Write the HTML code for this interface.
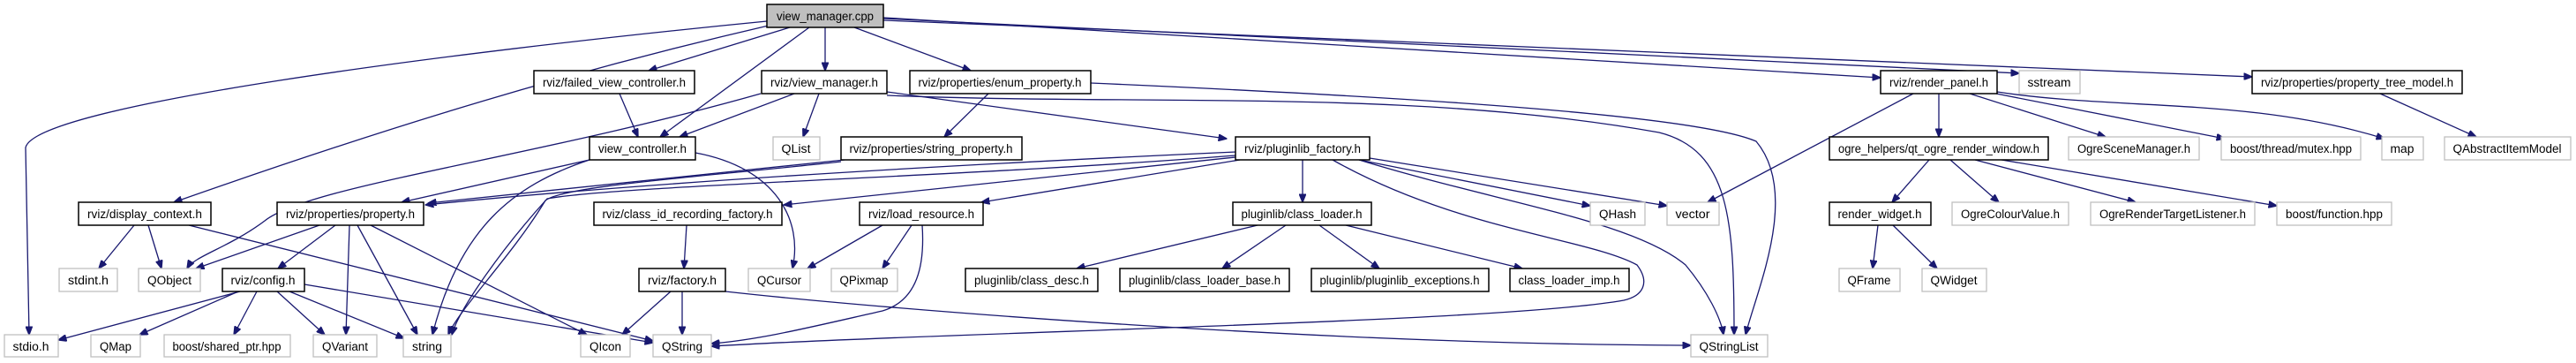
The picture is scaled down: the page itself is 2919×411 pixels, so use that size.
<!DOCTYPE html>
<html><head><meta charset="utf-8"><style>
html,body{margin:0;padding:0;background:#fff;}
svg{display:block;}
text{font-family:"Liberation Sans",Helvetica,sans-serif;font-size:13.5px;fill:#000;}
.e{fill:none;stroke:#191970;stroke-width:1.3;marker-end:url(#a);}
.b{fill:#fff;stroke:#000;stroke-width:1.5;}
.g{fill:#fff;stroke:#bfbfbf;stroke-width:1.3;}
</style></head><body>
<svg width="2919" height="411" viewBox="0 0 2919 411" xmlns="http://www.w3.org/2000/svg">
<defs><marker id="a" markerWidth="10" markerHeight="8" refX="9.5" refY="4" orient="auto" markerUnits="userSpaceOnUse"><path d="M0,0 L10,4 L0,8 z" fill="#191970" stroke="#191970"/></marker></defs>
<!-- edges -->
<path class="e" d="M869,24 C500,60 40,120 29,167 L33,379"/>
<path class="e" d="M875,28 C650,80 450,140 197,229"/>
<path class="e" d="M895,31 L735,80"/>
<path class="e" d="M917,31 L748,155"/>
<path class="e" d="M935,31 L935,80"/>
<path class="e" d="M968,31 L1100,80"/>
<path class="e" d="M1001,20 L2131,88"/>
<path class="e" d="M1001,21 L2288,83"/>
<path class="e" d="M1001,23 L2552,87"/>
<path class="e" d="M702,106 L723,155"/>
<path class="e" d="M862,106 C600,180 350,210 300,250 C260,280 220,290 212,304"/>
<path class="e" d="M900,106 L770,155"/>
<path class="e" d="M928,106 L910,155"/>
<path class="e" d="M1005,104 L1390,157"/>
<path class="e" d="M1005,108 C1300,120 1600,100 1880,150 C1960,170 1965,250 1965,379"/>
<path class="e" d="M1236,94 C1600,110 1920,130 1990,160 C2040,220 1990,330 1978,379"/>
<path class="e" d="M1120,106 L1070,155"/>
<path class="e" d="M957,181 L485,230"/>
<path class="e" d="M953,183 C800,200 640,210 618,227 C580,290 520,350 508,379"/>
<path class="e" d="M668,181 L455,229"/>
<path class="e" d="M668,181 C580,210 520,260 490,379"/>
<path class="e" d="M788,173 C880,190 910,250 898,304"/>
<path class="e" d="M1400,172 C1000,190 700,210 482,232"/>
<path class="e" d="M1400,176 C1100,200 700,210 620,225 C570,280 520,350 512,379"/>
<path class="e" d="M1400,178 L888,232"/>
<path class="e" d="M1405,181 L1112,229"/>
<path class="e" d="M1476,181 L1476,229"/>
<path class="e" d="M1540,181 L1802,233"/>
<path class="e" d="M1552,179 L1889,233"/>
<path class="e" d="M1510,181 C1650,260 1800,270 1855,300 C1870,320 1862,335 1840,340 C1700,365 1100,375 806,392"/>
<path class="e" d="M1540,181 C1700,230 1850,250 1910,300 C1935,330 1950,360 1953,379"/>
<path class="e" d="M1425,255 L1220,304"/>
<path class="e" d="M1457,255 L1385,304"/>
<path class="e" d="M1495,255 L1563,304"/>
<path class="e" d="M1525,255 L1725,304"/>
<path class="e" d="M1000,255 L915,304"/>
<path class="e" d="M1033,255 L1000,304"/>
<path class="e" d="M1045,255 C1048,300 1040,340 1000,352 C920,370 860,385 806,389"/>
<path class="e" d="M822,330 C1000,350 1500,390 1916,391"/>
<path class="e" d="M778,255 L775,304"/>
<path class="e" d="M760,330 L705,379"/>
<path class="e" d="M773,330 L773,379"/>
<path class="e" d="M152,255 L112,304"/>
<path class="e" d="M168,255 L183,304"/>
<path class="e" d="M214,255 L740,386"/>
<path class="e" d="M362,255 L222,304"/>
<path class="e" d="M380,255 L315,304"/>
<path class="e" d="M396,255 L392,379"/>
<path class="e" d="M405,255 L473,379"/>
<path class="e" d="M420,255 L665,379"/>
<path class="e" d="M272,330 L66,385"/>
<path class="e" d="M270,330 L158,379"/>
<path class="e" d="M291,330 L265,379"/>
<path class="e" d="M314,330 L368,379"/>
<path class="e" d="M328,330 L458,383"/>
<path class="e" d="M345,322 L740,388"/>
<path class="e" d="M2168,106 L1935,229"/>
<path class="e" d="M2197,106 L2197,155"/>
<path class="e" d="M2232,106 L2386,155"/>
<path class="e" d="M2262,106 L2521,157"/>
<path class="e" d="M2263,104 C2400,125 2550,110 2702,157"/>
<path class="e" d="M2697,106 L2806,155"/>
<path class="e" d="M2186,181 L2144,229"/>
<path class="e" d="M2210,181 L2265,229"/>
<path class="e" d="M2238,181 L2420,229"/>
<path class="e" d="M2268,181 L2580,233"/>
<path class="e" d="M2128,255 L2122,304"/>
<path class="e" d="M2145,255 L2195,304"/>
<!-- nodes -->
<g>
<rect x="869" y="5" width="132" height="26" fill="#bfbfbf" stroke="#000" stroke-width="1.5"/><text x="935" y="23" text-anchor="middle" textLength="110" lengthAdjust="spacingAndGlyphs">view_manager.cpp</text>
<rect class="b" x="605" y="80" width="182" height="26"/><text x="696" y="98" text-anchor="middle" textLength="162" lengthAdjust="spacingAndGlyphs">rviz/failed_view_controller.h</text>
<rect class="b" x="863" y="80" width="142" height="26"/><text x="934" y="98" text-anchor="middle" textLength="122" lengthAdjust="spacingAndGlyphs">rviz/view_manager.h</text>
<rect class="b" x="1031" y="80" width="205" height="26"/><text x="1133" y="98" text-anchor="middle" textLength="185" lengthAdjust="spacingAndGlyphs">rviz/properties/enum_property.h</text>
<rect class="b" x="2131" y="80" width="132" height="26"/><text x="2197" y="98" text-anchor="middle" textLength="112" lengthAdjust="spacingAndGlyphs">rviz/render_panel.h</text>
<rect class="g" x="2288" y="80" width="69" height="26"/><text x="2322" y="98" text-anchor="middle" textLength="49" lengthAdjust="spacingAndGlyphs">sstream</text>
<rect class="b" x="2552" y="80" width="238" height="26"/><text x="2671" y="98" text-anchor="middle" textLength="218" lengthAdjust="spacingAndGlyphs">rviz/properties/property_tree_model.h</text>

<rect class="b" x="668" y="155" width="120" height="26"/><text x="728" y="173" text-anchor="middle" textLength="100" lengthAdjust="spacingAndGlyphs">view_controller.h</text>
<rect class="g" x="876" y="155" width="53" height="26"/><text x="902" y="173" text-anchor="middle" textLength="33" lengthAdjust="spacingAndGlyphs">QList</text>
<rect class="b" x="953" y="155" width="205" height="26"/><text x="1055" y="173" text-anchor="middle" textLength="185" lengthAdjust="spacingAndGlyphs">rviz/properties/string_property.h</text>
<rect class="b" x="1400" y="155" width="152" height="26"/><text x="1476" y="173" text-anchor="middle" textLength="132" lengthAdjust="spacingAndGlyphs">rviz/pluginlib_factory.h</text>
<rect class="b" x="2073" y="155" width="248" height="26"/><text x="2197" y="173" text-anchor="middle" textLength="228" lengthAdjust="spacingAndGlyphs">ogre_helpers/qt_ogre_render_window.h</text>
<rect class="g" x="2344" y="155" width="148" height="26"/><text x="2418" y="173" text-anchor="middle" textLength="128" lengthAdjust="spacingAndGlyphs">OgreSceneManager.h</text>
<rect class="g" x="2517" y="155" width="158" height="26"/><text x="2596" y="173" text-anchor="middle" textLength="138" lengthAdjust="spacingAndGlyphs">boost/thread/mutex.hpp</text>
<rect class="g" x="2699" y="155" width="47" height="26"/><text x="2722" y="173" text-anchor="middle" textLength="27" lengthAdjust="spacingAndGlyphs">map</text>
<rect class="g" x="2770" y="155" width="143" height="26"/><text x="2841" y="173" text-anchor="middle" textLength="123" lengthAdjust="spacingAndGlyphs">QAbstractItemModel</text>

<rect class="b" x="89" y="229" width="150" height="26"/><text x="164" y="247" text-anchor="middle" textLength="130" lengthAdjust="spacingAndGlyphs">rviz/display_context.h</text>
<rect class="b" x="314" y="229" width="166" height="26"/><text x="397" y="247" text-anchor="middle" textLength="146" lengthAdjust="spacingAndGlyphs">rviz/properties/property.h</text>
<rect class="b" x="673" y="229" width="213" height="26"/><text x="779" y="247" text-anchor="middle" textLength="193" lengthAdjust="spacingAndGlyphs">rviz/class_id_recording_factory.h</text>
<rect class="b" x="974" y="229" width="140" height="26"/><text x="1044" y="247" text-anchor="middle" textLength="120" lengthAdjust="spacingAndGlyphs">rviz/load_resource.h</text>
<rect class="b" x="1397" y="229" width="157" height="26"/><text x="1475" y="247" text-anchor="middle" textLength="137" lengthAdjust="spacingAndGlyphs">pluginlib/class_loader.h</text>
<rect class="g" x="1802" y="229" width="62" height="26"/><text x="1833" y="247" text-anchor="middle" textLength="42" lengthAdjust="spacingAndGlyphs">QHash</text>
<rect class="g" x="1889" y="229" width="59" height="26"/><text x="1918" y="247" text-anchor="middle" textLength="39" lengthAdjust="spacingAndGlyphs">vector</text>
<rect class="b" x="2073" y="229" width="115" height="26"/><text x="2130" y="247" text-anchor="middle" textLength="95" lengthAdjust="spacingAndGlyphs">render_widget.h</text>
<rect class="g" x="2212" y="229" width="132" height="26"/><text x="2278" y="247" text-anchor="middle" textLength="112" lengthAdjust="spacingAndGlyphs">OgreColourValue.h</text>
<rect class="g" x="2369" y="229" width="186" height="26"/><text x="2462" y="247" text-anchor="middle" textLength="166" lengthAdjust="spacingAndGlyphs">OgreRenderTargetListener.h</text>
<rect class="g" x="2580" y="229" width="130" height="26"/><text x="2645" y="247" text-anchor="middle" textLength="110" lengthAdjust="spacingAndGlyphs">boost/function.hpp</text>

<rect class="g" x="67" y="304" width="66" height="26"/><text x="100" y="322" text-anchor="middle" textLength="46" lengthAdjust="spacingAndGlyphs">stdint.h</text>
<rect class="g" x="157" y="304" width="70" height="26"/><text x="192" y="322" text-anchor="middle" textLength="50" lengthAdjust="spacingAndGlyphs">QObject</text>
<rect class="b" x="252" y="304" width="93" height="26"/><text x="298" y="322" text-anchor="middle" textLength="73" lengthAdjust="spacingAndGlyphs">rviz/config.h</text>
<rect class="b" x="724" y="304" width="98" height="26"/><text x="773" y="322" text-anchor="middle" textLength="78" lengthAdjust="spacingAndGlyphs">rviz/factory.h</text>
<rect class="g" x="848" y="304" width="70" height="26"/><text x="883" y="322" text-anchor="middle" textLength="50" lengthAdjust="spacingAndGlyphs">QCursor</text>
<rect class="g" x="942" y="304" width="75" height="26"/><text x="979" y="322" text-anchor="middle" textLength="55" lengthAdjust="spacingAndGlyphs">QPixmap</text>
<rect class="b" x="1094" y="304" width="150" height="26"/><text x="1169" y="322" text-anchor="middle" textLength="130" lengthAdjust="spacingAndGlyphs">pluginlib/class_desc.h</text>
<rect class="b" x="1269" y="304" width="192" height="26"/><text x="1365" y="322" text-anchor="middle" textLength="172" lengthAdjust="spacingAndGlyphs">pluginlib/class_loader_base.h</text>
<rect class="b" x="1486" y="304" width="201" height="26"/><text x="1586" y="322" text-anchor="middle" textLength="181" lengthAdjust="spacingAndGlyphs">pluginlib/pluginlib_exceptions.h</text>
<rect class="b" x="1711" y="304" width="135" height="26"/><text x="1778" y="322" text-anchor="middle" textLength="115" lengthAdjust="spacingAndGlyphs">class_loader_imp.h</text>
<rect class="g" x="2084" y="304" width="69" height="26"/><text x="2118" y="322" text-anchor="middle" textLength="49" lengthAdjust="spacingAndGlyphs">QFrame</text>
<rect class="g" x="2178" y="304" width="73" height="26"/><text x="2214" y="322" text-anchor="middle" textLength="53" lengthAdjust="spacingAndGlyphs">QWidget</text>

<rect class="g" x="5" y="379" width="61" height="25"/><text x="35" y="397" text-anchor="middle" textLength="41" lengthAdjust="spacingAndGlyphs">stdio.h</text>
<rect class="g" x="103" y="379" width="56" height="25"/><text x="131" y="397" text-anchor="middle" textLength="36" lengthAdjust="spacingAndGlyphs">QMap</text>
<rect class="g" x="186" y="379" width="143" height="25"/><text x="257" y="397" text-anchor="middle" textLength="123" lengthAdjust="spacingAndGlyphs">boost/shared_ptr.hpp</text>
<rect class="g" x="355" y="379" width="72" height="25"/><text x="391" y="397" text-anchor="middle" textLength="52" lengthAdjust="spacingAndGlyphs">QVariant</text>
<rect class="g" x="457" y="379" width="54" height="25"/><text x="484" y="397" text-anchor="middle" textLength="34" lengthAdjust="spacingAndGlyphs">string</text>
<rect class="g" x="658" y="379" width="56" height="25"/><text x="686" y="397" text-anchor="middle" textLength="36" lengthAdjust="spacingAndGlyphs">QIcon</text>
<rect class="g" x="740" y="379" width="66" height="25"/><text x="773" y="397" text-anchor="middle" textLength="46" lengthAdjust="spacingAndGlyphs">QString</text>
<rect class="g" x="1916" y="379" width="87" height="25"/><text x="1959" y="397" text-anchor="middle" textLength="67" lengthAdjust="spacingAndGlyphs">QStringList</text>
</g>
</svg>
</body></html>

* * * * * * *

• **REQUIREMENTS**:
Show, from the listing above, each line that contains the word "size".

• **REPLY**:
The picture is scaled down: the page itself is 2919×411 pixels, so use that size.
text{font-family:"Liberation Sans",Helvetica,sans-serif;font-size:13.5px;fill:#000;}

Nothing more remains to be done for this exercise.